Help with Hard Drive spin-down

Greetings!

I am looking for some help with fixing an annoying hard drive problem. I have an external hard drive setup where the HD spins down after only a few minutes, so that Windows 7 stops recognizing it. I want to see what sort of options I have to fix this.

The base computer is a home-built x86 computer based on an ASUS P5Q-E motherboard, with an Intel dual-core processor and 4GB RAM. This motherboard supports SATA, including eSATA. I have a 1 TB internal WD hard drive. The OS is Windows 7 Professional.

I put a Western Digital WD20EADS 2TB Caviar Green internal drive into a Vantech 3x external enclosure that supports USB 2, Firewire, and eSATA and hooked it up with eSATA. I have the drive formatted with one partition of 1.8TB using NTFS. When I turn the drive on, Windows 7 recognizes it for about 5 minutes, but then it goes offline and I can’t get Windows to recognize it again.

The 2TB hard drive is designed to be internal. WD says that it will automatically spin down, and there is no way to change this, but that read attempts will spin it back up again. Vantech doesn’t seem to have any settings for preventing the drive from spinning down. They recommend turning off all power-saving options in Windows 7, which I’ve done.

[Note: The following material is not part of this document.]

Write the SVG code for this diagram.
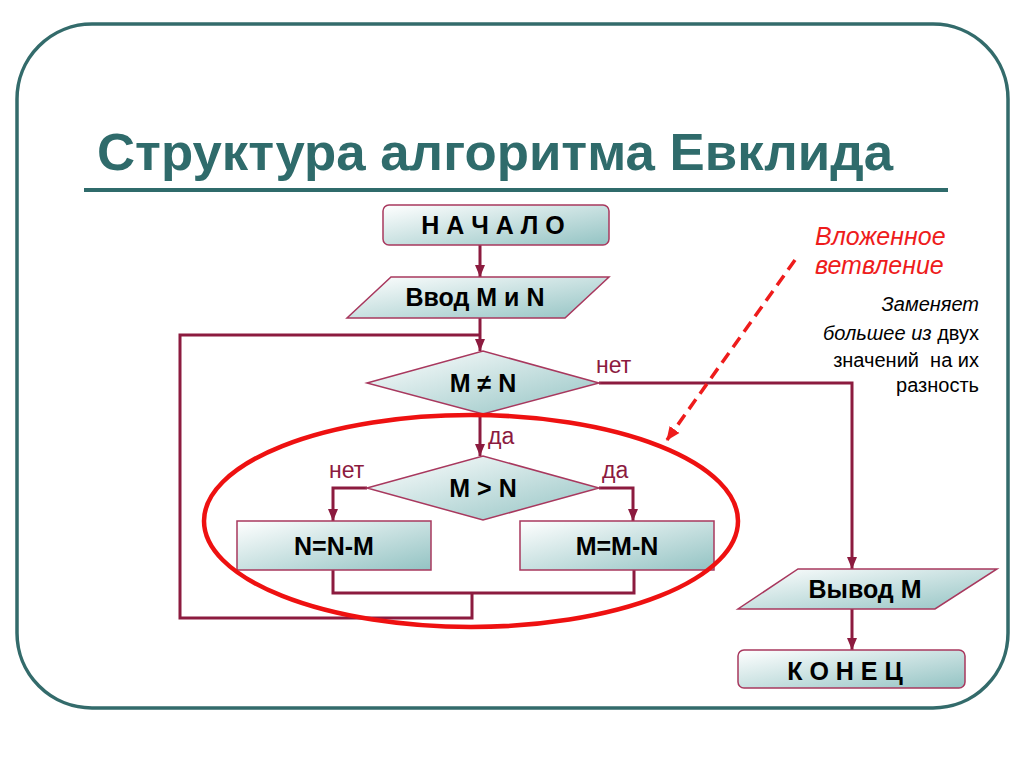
<svg xmlns="http://www.w3.org/2000/svg" width="1024" height="767" viewBox="0 0 1024 767">
<defs>
<linearGradient id="g" x1="0" y1="0" x2="1" y2="1">
<stop offset="0" stop-color="#ffffff"/>
<stop offset="1" stop-color="#93c3c3"/>
</linearGradient>
<marker id="ah" markerUnits="userSpaceOnUse" markerWidth="12" markerHeight="12" viewBox="0 0 12 12" refX="12" refY="6" orient="auto">
<path d="M0,1 L12,6 L0,11 z" fill="#8c1b3f"/>
</marker>
<marker id="ahr" markerUnits="userSpaceOnUse" markerWidth="14" markerHeight="14" viewBox="0 0 14 14" refX="13" refY="7" orient="auto">
<path d="M0,1 L14,7 L0,13 z" fill="#ee1c1c"/>
</marker>
</defs>
<style>
.box{fill:url(#g);stroke:#a8385e;stroke-width:1.5}
.ln{fill:none;stroke:#8c1b3f;stroke-width:3}
.t{font-family:"Liberation Sans",Arial,sans-serif;font-weight:bold;font-size:25px;fill:#000;text-anchor:middle}
.lbl{font-family:"Liberation Sans",Arial,sans-serif;font-size:23px;fill:#8c1b3f}
.note{font-family:"Liberation Sans",Arial,sans-serif;font-size:20px;fill:#000;text-anchor:end;white-space:pre}
.red{font-family:"Liberation Sans",Arial,sans-serif;font-size:25px;font-style:italic;fill:#ee1c1c}
</style>
<rect x="0" y="0" width="1024" height="767" fill="#ffffff"/>
<rect x="17" y="24" width="991" height="684" rx="75" ry="75" fill="#ffffff" stroke="#336b6b" stroke-width="3.5"/>
<g id="title">
<text x="97" y="170" font-family="'Liberation Sans',Arial,sans-serif" font-weight="bold" font-size="52" fill="#2f6b6b" textLength="796" lengthAdjust="spacingAndGlyphs">Структура алгоритма Евклида</text>
<line x1="84" y1="190" x2="948" y2="190" stroke="#2f6b6b" stroke-width="4"/>
</g>
<g id="connectors">
<path class="ln" d="M480,245 V277" marker-end="url(#ah)"/>
<path class="ln" d="M480,318 V351" marker-end="url(#ah)"/>
<path class="ln" d="M599,383 H852 V569" marker-end="url(#ah)"/>
<path class="ln" d="M480,414 V456" marker-end="url(#ah)"/>
<path class="ln" d="M367,488 H333 V521" marker-end="url(#ah)"/>
<path class="ln" d="M599,488 H633 V521" marker-end="url(#ah)"/>
<path class="ln" d="M333,570 V593 H634 V570"/>
<path class="ln" d="M472,593 V618 H180 V335 H480"/>
<path class="ln" d="M852,609 V650" marker-end="url(#ah)"/>
<text class="lbl" x="596" y="373">нет</text>
<text class="lbl" x="488" y="444">да</text>
<text class="lbl" x="329" y="478">нет</text>
<text class="lbl" x="602" y="478">да</text>
</g>
<g id="start">
<rect class="box" x="383" y="205" width="226" height="40" rx="6"/>
<text class="t" x="493" y="234">Н А Ч А Л О</text>
</g>
<g id="input">
<polygon class="box" points="391,277 609,277 565,318 347,318"/>
<text class="t" x="475" y="306">Ввод M и N</text>
</g>
<g id="cond1">
<polygon class="box" points="367,383 483,351 599,383 483,414"/>
<text class="t" x="483" y="392">M ≠ N</text>
</g>
<g id="cond2">
<polygon class="box" points="367,488 483,456 599,488 483,520"/>
<text class="t" x="483" y="497">M &gt; N</text>
</g>
<g id="nbox">
<rect class="box" x="237" y="521" width="194" height="49"/>
<text class="t" x="334" y="555">N=N-M</text>
</g>
<g id="mbox">
<rect class="box" x="520" y="521" width="194" height="49"/>
<text class="t" x="617" y="555">M=M-N</text>
</g>
<g id="output">
<polygon class="box" points="798,569 997,569 935,609 738,609"/>
<text class="t" x="865" y="598">Вывод M</text>
</g>
<g id="end">
<rect class="box" x="738" y="650" width="227" height="38" rx="6"/>
<text class="t" x="845" y="680">К О Н Е Ц</text>
</g>
<g id="highlight">
<ellipse cx="471" cy="521" rx="267" ry="106" fill="none" stroke="#ee1111" stroke-width="4.5"/>
<line x1="795" y1="260" x2="667" y2="440" stroke="#ee1c1c" stroke-width="3.5" stroke-dasharray="12 7" marker-end="url(#ahr)"/>
<text class="red" x="815" y="245">Вложенное</text>
<text class="red" x="815" y="274">ветвление</text>
</g>
<g id="note">
<text class="note" x="979" y="311" font-style="italic">Заменяет</text>
<text class="note" x="979" y="340"><tspan font-style="italic">большее из</tspan> двух</text>
<text class="note" x="979" y="367">значений  на их</text>
<text class="note" x="979" y="392">разность</text>
</g>
</svg>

In particular, when I try to use Retrospect 7.6 to back up the 1TB internal drive to the 2TB drive in the external enclosure, Retrospect gives me an error that the device can’t be accessed, just as it is starting to write out files. I don’t think this is Retrospect-related, since the hard drive will go offline even if I just let it sit unused for a few minutes.

I haven’t yet had a chance to test this with USB or Firewire.

If you’ve seen this before and have some advice, please send it along. If you know of a more expert forum on which to ask this question, please send that along! You can, of course, tell me to use your own favorite backup solution, but I’m less likely to follow that advice immediately. Being stubborn and the typical computer scientist, I prefer to find the original problem and fix it first.

PS - I am comfortable doing just about anything to a computer, and I can program in C++, Java, Python, etc. I am not in the mood to open up hard drives, because my impression is that this almost never makes them work any better.:smiley:

You could probably set up a scheduled task that runs every few minutes. It could do something like create a blank text file through a cmd prompt script and then delete it. That might work and shouldn’t take too much overhead.

Have you tried using USB, just to see if it acts differently than eSATA?

Your problem is not that the hard drive spins down – it is designed to do exactly that when not being used, both to conserve energy (being ‘green’), reduce wear on the drive, and keep it from overheating. You should NOT be trying to prevent this.

The problem is that Windows 7 takes it offline, or fails to recognize it and reconnect when the drive is accessed and spins up again. Spend your time fixing this, the real problem.

P.S. In the meantime, a temporary fix might be to put the Windows Page file onto this disk. That is used frequently (especially if you don’t have a lot of memory) and so will probably keep this disk spinning regularly. But still, that is NOT a good thing.

I agree exactly. Since it’s designed as an internal drive, I have to allow it to spin down to prevent it from overheating. I don’t know how WD designed it, so I have to assume that it’s not meant to take as much wear as a drive that’s spinning all the time that the computer is on.